Sous l'empire ottoman, la province de Syrie comportait la Syrie actuelle, le Liban, la Palestine et la Jordanie. Dès 1920, les Syriens ont réclamé la reconstitution de la Syrie ottomane.

Le jeu syrien. Le clan alaouite, avec Hafez el Assad et son fils Bachar, est au pouvoir à Damas depuis 1974 : cette longévité politique est sans exemple à Damas depuis un millénaire. Les alaouites — un groupe issu du chiisme — sont aussi éloignés de l'orthodoxie sunnite que les mormons du catholicisme. Pour se maintenir au pouvoir, dans un pays où la majorité est sunnite, les alaouites ont joué sur l'union des chiites, des Druzes, des Kurdes, des chrétiens. Pour cette politique, l'union avec le Liban est essentielle, car le poids de chiites et chrétiens libanais assurerait une majorité sans faille au pouvoir alaouite. Comme Lénine, Bachar El Assad a provisoirement accepté le repli de ses troupes du Liban, en laissant en place ses réseaux de renseignement et d'action.

La faillite de l'armée. L'influence du Hizbollah (chiite) ne peut se comprendre sans revenir à la faillite de l'armée libanaise : de 1975 à 1999, elle ne sut se battre ni contre Israël, ni contre les Palestiniens. À bon compte, le Hizbollah incarna la résistance contre un occupant maladroit et le contraignit au repli. Le Hizbollah a plusieurs fois rappelé qu'il ne déposera les armes que lorsque les fermes de Chebaa auront été rendues au Liban : ce n'est toujours pas le cas.

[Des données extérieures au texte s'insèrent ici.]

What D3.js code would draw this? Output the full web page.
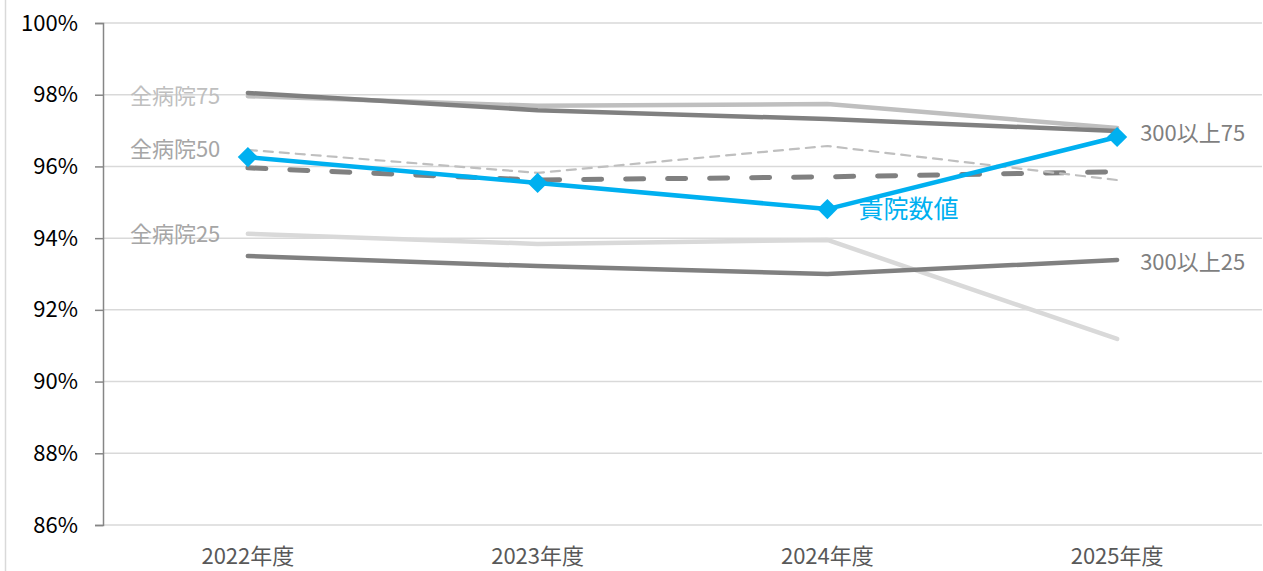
<!DOCTYPE html>
<html>
<head>
<meta charset="utf-8">
<script src="https://cdn.jsdelivr.net/npm/d3@7"></script>
<style>
  body { margin: 0; background: #fff; }
  svg { display: block; }
</style>
</head>
<body>
<div id="chart"></div>
<script>
// 年度カテゴリ
const years = ['2022年度', '2023年度', '2024年度', '2025年度'];
const yTicks = [86, 88, 90, 92, 94, 96, 98, 100];

// 各系列の値（%）
const all75 = [97.96, 97.69, 97.74, 97.07];
const over300_75 = [98.05, 97.57, 97.32, 96.99];
const all50 = [96.46, 95.82, 96.57, 95.62];
const over300_50 = [95.96, 95.62, 95.71, 95.85];
const ownValues = [96.26, 95.54, 94.81, 96.82];
const all25 = [94.12, 93.84, 93.95, 91.19];
const over300_25 = [93.50, 93.22, 93.00, 93.39];

const width = 1263, height = 571;
const margin = { top: 23, right: 1, bottom: 46, left: 103 };

const svg = d3.select('#chart').append('svg')
  .attr('width', width).attr('height', height);

const x = d3.scaleBand().domain(years)
  .range([margin.left, width - margin.right]);
const y = d3.scaleLinear().domain([86, 100])
  .range([height - margin.bottom, margin.top]);

const font = "'Noto Sans CJK JP', 'Noto Sans', sans-serif";

// 外枠の左線
svg.append('line')
  .attr('x1', 5.5).attr('x2', 5.5).attr('y1', 0).attr('y2', height)
  .style('stroke', '#d9d9d9').style('stroke-width', 1.5);

// グリッド線
svg.append('g').selectAll('line').data(yTicks).join('line')
  .attr('x1', margin.left).attr('x2', width - margin.right)
  .attr('y1', d => y(d)).attr('y2', d => y(d))
  .style('stroke', '#d9d9d9').style('stroke-width', 1.5);

// Y軸
const yAxis = svg.append('g')
  .attr('transform', `translate(${margin.left},0)`)
  .call(d3.axisLeft(y).tickValues(yTicks).tickSize(8).tickPadding(17)
    .tickFormat(d => d + '%'));
yAxis.select('.domain').style('stroke', '#868686').style('stroke-width', 1.5);
yAxis.selectAll('.tick line').style('stroke', '#868686').style('stroke-width', 1.5);
yAxis.selectAll('text').style('font-family', font).style('font-size', '22px')
  .style('fill', '#000');

// X軸ラベル
svg.append('g').selectAll('text').data(years).join('text')
  .attr('x', d => x(d) + x.bandwidth() / 2)
  .attr('y', 564)
  .attr('text-anchor', 'middle')
  .style('font-family', font).style('font-size', '22px')
  .style('fill', '#595959')
  .text(d => d);

const line = d3.line()
  .x((d, i) => x(years[i]) + x.bandwidth() / 2)
  .y(d => y(d));

const series = [
  { values: all25, color: '#d9d9d9', w: 4.5 },
  { values: over300_25, color: '#808080', w: 4.5 },
  { values: all75, color: '#bfbfbf', w: 4.5 },
  { values: over300_75, color: '#808080', w: 4.5 },
  { values: over300_50, color: '#808080', w: 5, dash: '18,24' },
  { values: all50, color: '#bfbfbf', w: 2.2, dash: '9,7' },
  { values: ownValues, color: '#00b0f0', w: 4.5 }
];

series.forEach(s => {
  svg.append('path')
    .datum(s.values)
    .attr('d', line)
    .style('fill', 'none')
    .style('stroke', s.color)
    .style('stroke-width', s.w)
    .style('stroke-linecap', 'round')
    .style('stroke-linejoin', 'round')
    .style('stroke-dasharray', s.dash || null);
});

// 貴院数値のマーカー（ひし形）
svg.append('g').selectAll('path').data(ownValues).join('path')
  .attr('transform', (d, i) => `translate(${x(years[i]) + x.bandwidth() / 2},${y(d)})`)
  .attr('d', d3.symbol().type(d3.symbolDiamond2).size(260))
  .style('fill', '#00b0f0');

// 系列ラベル
const labels = [
  { text: '全病院75', values: all75, i: 0, dx: -118, dy: 2, color: '#bfbfbf' },
  { text: '全病院50', values: all50, i: 0, dx: -118, dy: 1, color: '#a6a6a6' },
  { text: '全病院25', values: all25, i: 0, dx: -118, dy: 2, color: '#a6a6a6' },
  { text: '300以上75', values: over300_75, i: 3, dx: 23, dy: 4, color: '#7f7f7f' },
  { text: '300以上25', values: over300_25, i: 3, dx: 23, dy: 4, color: '#7f7f7f' }
];

svg.append('g').selectAll('text').data(labels).join('text')
  .attr('x', d => x(years[d.i]) + x.bandwidth() / 2 + d.dx)
  .attr('y', d => y(d.values[d.i]) + d.dy)
  .attr('dominant-baseline', 'middle')
  .style('font-family', font).style('font-size', '22px')
  .style('fill', d => d.color)
  .text(d => d.text);

svg.append('text')
  .attr('x', x(years[2]) + x.bandwidth() / 2 + 31)
  .attr('y', y(ownValues[2]) + 2)
  .attr('dominant-baseline', 'middle')
  .style('font-family', font).style('font-size', '25px')
  .style('fill', '#00b0f0')
  .text('貴院数値');
</script>
</body>
</html>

La division chrétienne. Les chrétiens libanais ont été et restent divisés : le clan Frangié, près de Tripoli, a toujours été partisans d'une entente avec la Syrie, pays relativement laïque, où la charia n'a pas cours.

Le général Aoun est devenu un politicien : il sait qu'il ne pourra être élu sans l'appui des chiites et au moins la neutralité de la Syrie.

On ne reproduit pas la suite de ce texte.